Making a traversable wormhole with a quantum computer

A research team from Google Quantum AI, Caltech, Harvard, MIT, and Fermilab investigated the equivalence of wormholes with quantum teleportation. The result of their experiment was published in Nature: “Traversable Wormhole Dynamics on a Quantum Processor”.

The research team proposes the use of quantum computing to study the behavior of traversable wormholes and potentially simulate their properties.

Wormhole. Image generated by AI

A traversable wormhole, also known as an Einstein-Rosen bridge, is a hypothetical passage through space-time that would allow an object or person to instantly travel from one point to another in the Universe, possibly even in another universe.
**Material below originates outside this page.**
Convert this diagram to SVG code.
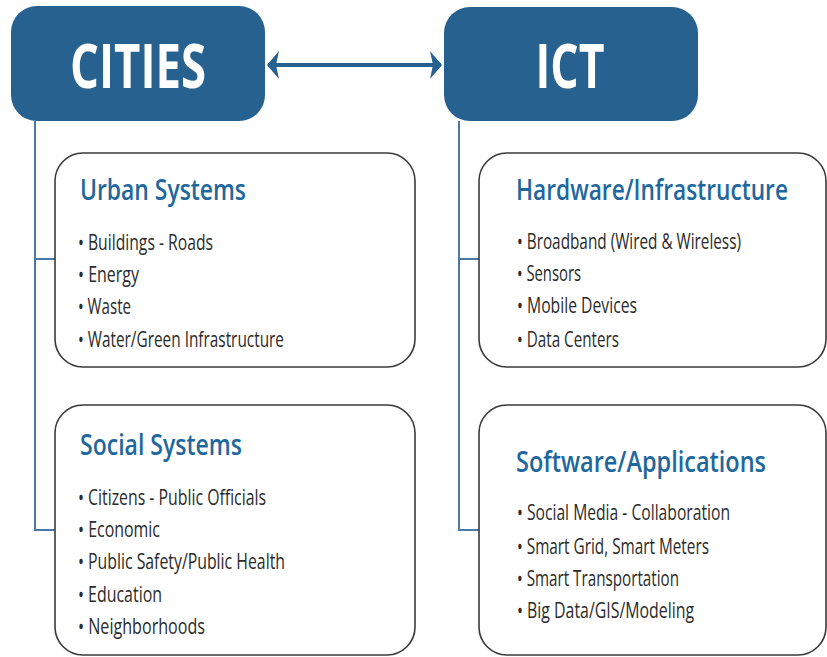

The concept of a traversable wormhole is often used in science fiction and has been the subject of much scientific investigation.

The team studied the wormhole dynamics on the Google Sycamore (SYK) quantum processor. A machine learning algorithm was used to reduce the SYK model to a simplified form (see picture below).

Learning procedure to produce a sparse quantum system that captures gravitational dynamics. A single coupling consists of all six possible connections between a given group of four fermions.

After a qubit was inserted in one of the SYK-like systems, it went from one quantum system to another. In theory, this means that the information passed a wormhole.


The research shows that the quantum computers have the unique capacity to investigate intricate physical ideas, such as gravity, time crystals, quantum chaos, and chemistry. Gravity is just one example of this capability. With the help of Google Quantum AI’s quantum processors, this study of the wormhole dynamics is a step toward understanding future theories of physics.

It is important to note that traversable wormholes are purely theoretical at this point and have not been observed in the real world. There is still much that we do not understand about the nature of space and time, and it is not yet clear if traversable wormholes are even possible based on our current understanding of physics.

“It’s not the real thing; it’s not even close to the real thing; it’s barely even a simulation of something-not-close-to-the-real-thing,” physicist Matt Strassler wrote on his blog.

Therefore, any research on traversable wormholes, including the use of quantum computers to study them is purely theoretical at the moment.